There are a couple of things that come to my mind. One—walk around. Have all of your cabinet officers, undersecretaries, assistant secretaries (all of the people who answer directly to the president get out of their secretary shielded offices and walk around.
Even the president himself—on a slow news day—get out and walk. I remember when I was at Health, Education and Welfare in the 1960s, people still remembered Nelson Rockefeller with a bit of awe. He was an assistant secretary under Eisenhower in 1953-4. He was also the only cabinet level officer any one could ever remember walking the halls.
The secretary at the door of every program knows an awful lot about what that program does and why. (Rarely does any executive, government or private industry, know as much as his secretary. They’re a lot like wives that way.) When a cabinet level officer shows up in front of her desk, with a big Rockefeller grin, and starts chatting and asking, she’s going start telling.
After all, her visitor represents real power—power that almost never shows up at the program level. She really has no choice but to answer the questions she’s asked. If she calls her boss, he has to answer too. And she knows he’d probably rather not be called. So she answers.
Mr. Secretary, Mr. President, you’ll learn a lot about your department that way. You’ll even remind its lowest level employees who the boss is—and that he’s alert, watching, aware. After you’ve chatted with several program chiefs and secretaries, your questions will be more knowledgeable and penetrating. You’ll sound like you actually know what’s going on. That will alarm them.
I have one more thought. Remember, I started this series by pointing out that unlike a CEO in private industry, a president cannot enforce his will be firing anybody. That badly cripples him. Realistically, you’re not going to overturn the Hatch Act. Better luck with Roe v Wade.
As it stands now, millions of federal employees are going to go on working to retirement, secure from being fired—at least for something as minor as allowing a President’s program to drop between the cracks. As long as he’s not guilty of overt defiance, he’s pretty much home free. (Besides there’s an excellent chance he’ll get all the way to retirement without ever meeting anyone who actually speaks for the administration.)
But there is something else Obama could try. He just might be able to make it happen because he has a large majority in both houses of Congress. Very early, preferably before January 20, he should sit down with the Democratic leadership in Congress.
He should make the point that he will take office with no real control over the executive branch—and yet he will be held responsible. American voters may even become unhappy if certain programs they were promised in the campaign do not come to pass. Congressmen understand this sort of reasoning.

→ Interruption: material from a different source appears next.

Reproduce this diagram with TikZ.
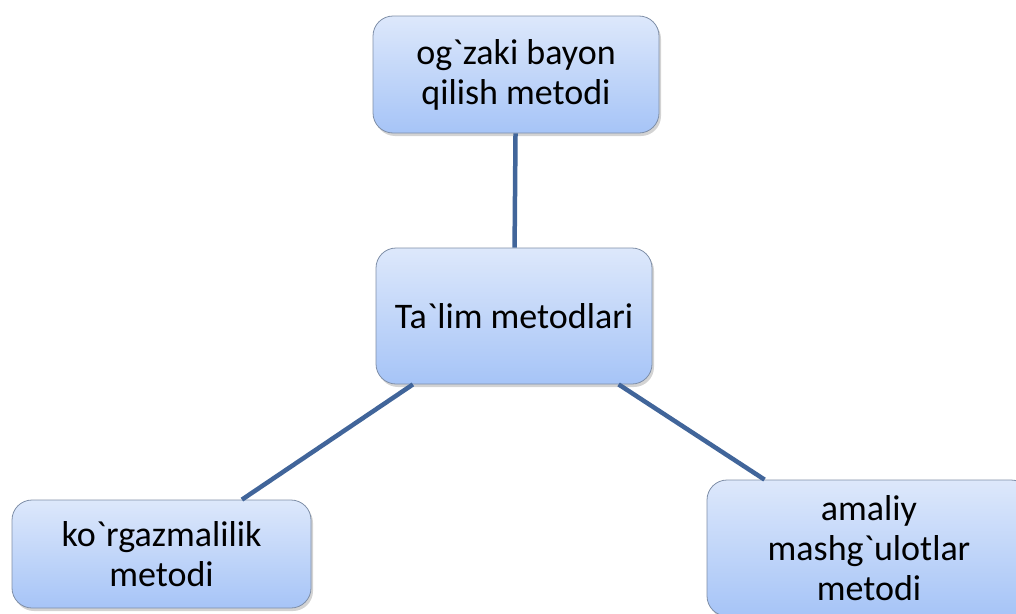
\documentclass[tikz,border=0pt]{standalone}
\usepackage{fontspec}
\setmainfont{Carlito}[Ligatures=TeXOff]
\usetikzlibrary{shadows}
\definecolor{linkc}{HTML}{41659A}
\definecolor{boxtop}{HTML}{DDE8FB}
\definecolor{boxbot}{HTML}{A6C4F7}
\definecolor{boxedge}{HTML}{7F8FA8}
\tikzset{
  box/.style={draw=boxedge, line width=0.8pt, rounded corners=20pt,
    top color=boxtop, bottom color=boxbot, align=center,
    font=\fontsize{36}{40}\selectfont, inner sep=0pt,
    drop shadow={opacity=0.35, shadow xshift=2pt, shadow yshift=-3pt}},
  link/.style={draw=linkc, line width=4.5pt}
}
\begin{document}
\begin{tikzpicture}[x=1pt,y=-1pt]
\useasboundingbox (0,0) rectangle (1016,613);
\clip (0,0) rectangle (1016,613);
\node[box, minimum width=286pt, minimum height=117pt] (top) at (516,74.5) {og`zaki bayon\\qilish metodi};
\node[box, minimum width=276pt, minimum height=136pt] (mid) at (514,316) {Ta`lim metodlari};
\node[box, minimum width=299pt, minimum height=108pt] (bl) at (161.5,554) {ko`rgazmalilik\\metodi};
\node[box, minimum width=324pt, minimum height=136pt] (br) at (869,548) {amaliy\\mashg`ulotlar\\metodi};
\draw[link] (top) -- (mid);
\draw[link] (mid) -- (bl);
\draw[link] (mid) -- (br);
\end{tikzpicture}
\end{document}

Also, the normal fear that a Congress made up of one party might have at the thought of an effective president of the other party really running the executive offices will not be in play. They’re all in the same party now. So Obama might be able to talk them into it. Maybe.
I would ask for (no more than) one hundred chits. I would request legislation granting me the authority to discharge one hundred federal employees over the next four years. No pension, no appeal, no reinstatement. A prospect absolutely terrifying to a federal employee (with no social security).

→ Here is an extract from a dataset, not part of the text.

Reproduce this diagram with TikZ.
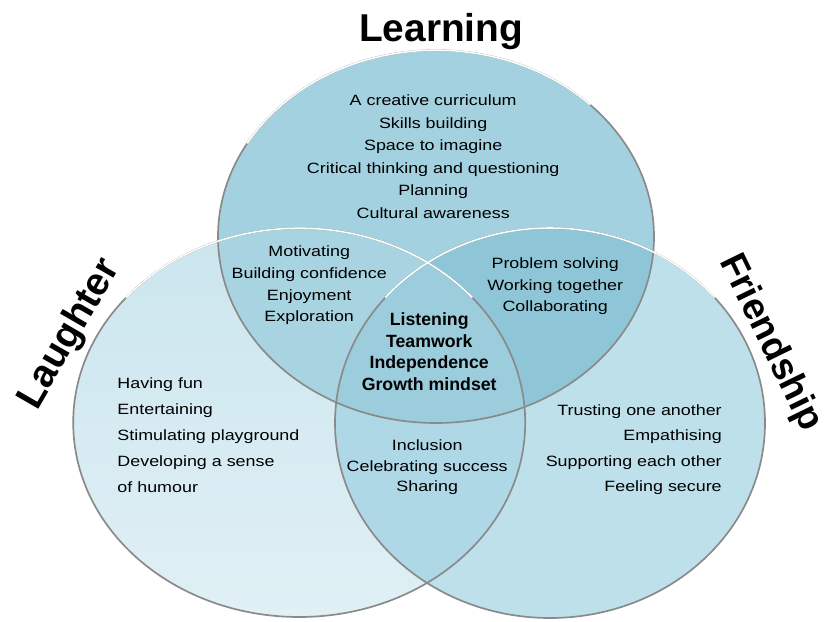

Obviously—and Congress could see this—no president is going to use those chits promiscuously. He’s going to husband them. They will be like the atomic bomb—always there but rarely actually used. But any bureau chief or program director talking to the president or a cabinet officer will be very, very aware of them. It will make him far more tractable than he would otherwise be.
The president should use two or three of them early on—to show they really exist and he has the nerve actually to use them. Then just hold them in reserve until they really need to be used.

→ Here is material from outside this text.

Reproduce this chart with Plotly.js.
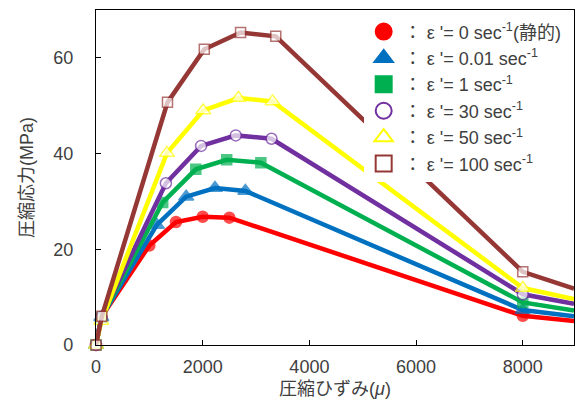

A president and cabinet who actually call in program chiefs and talk to them; officials who get up and walk the halls; and a president who has the power to fire—if only a few—that will result in an administration that has a reasonable handle on what’s going on and the ability to direct what is happening.
You will have the first president since, possibly, Andrew Jackson who makes a serious effort to take responsibility for what happens in the executive branch.